Aluminum is produced conventionally by the electrolysis of alumina dissolved in cryolite-based (usually as NaF plus AlF3) molten electrolytes at temperatures between about 900° C. and 1000° C.; the process is known as the Hall-Heroult process. A Hall-Heroult reduction cell/“pot” typically comprises a steel shell having an insulating lining of refractory material, which in turn has a lining of carbon that contacts the molten constituents. Conductor bars connected to the negative pole of a direct current source are embedded in the carbon cathode substrate that forms the cell bottom floor. The carbon lining and cathode substrate have a useful life of three to eight years, or even less under adverse conditions. In general carbon anodes are consumed with evolution of carbon oxide gas, as bubbles and the like.

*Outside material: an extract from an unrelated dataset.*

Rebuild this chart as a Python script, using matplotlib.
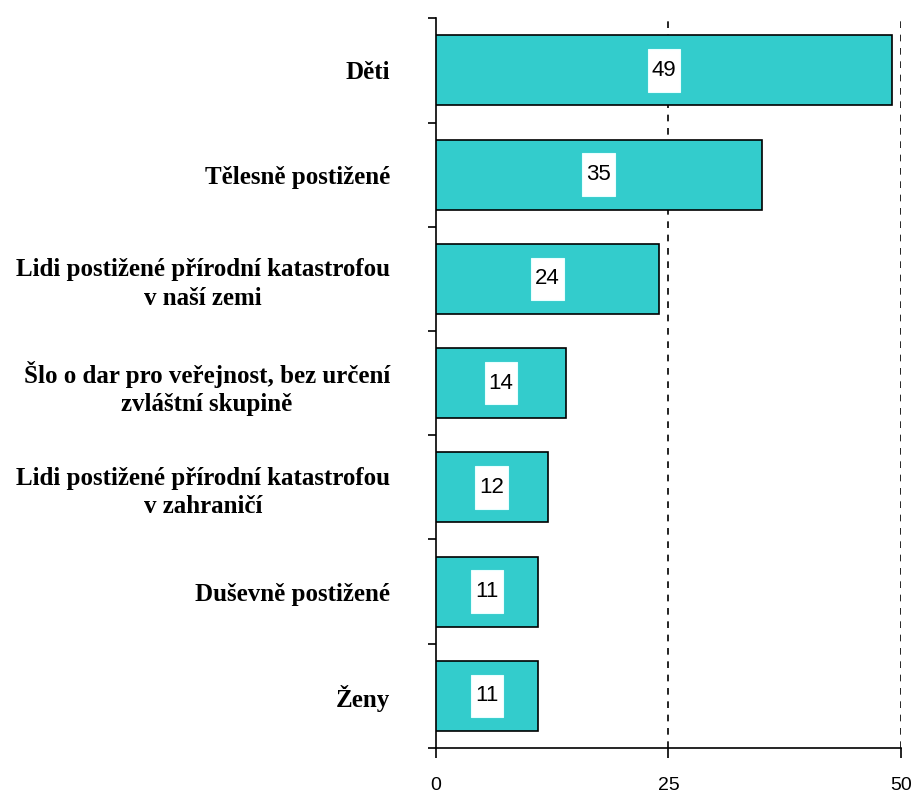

The consumption of carbon anodes in molten electrolyte is shown in FIG. 6a of U.S. Pat. No. 2,480,474 (Johnson). Anodes are at least partially submerged in the bath and those anodes as well as their support structures are replaced regularly once consumed. Alumina is fed into the bath during cell operation and it is important to have good alumina dissolution. The anode gas bubbles can be used to create a turbulence in the alumina feeding zone to reduce alumina agglomeration. It is important to create a good turbulence by anode gas bubbles to the extent favorable to increase alumina dissolution.

Traditional technology relied on natural flow of gases from under the carbon anodes curing the aluminum reduction process, but this delayed gas bubble removal and decreased efficiencies and aluminum production.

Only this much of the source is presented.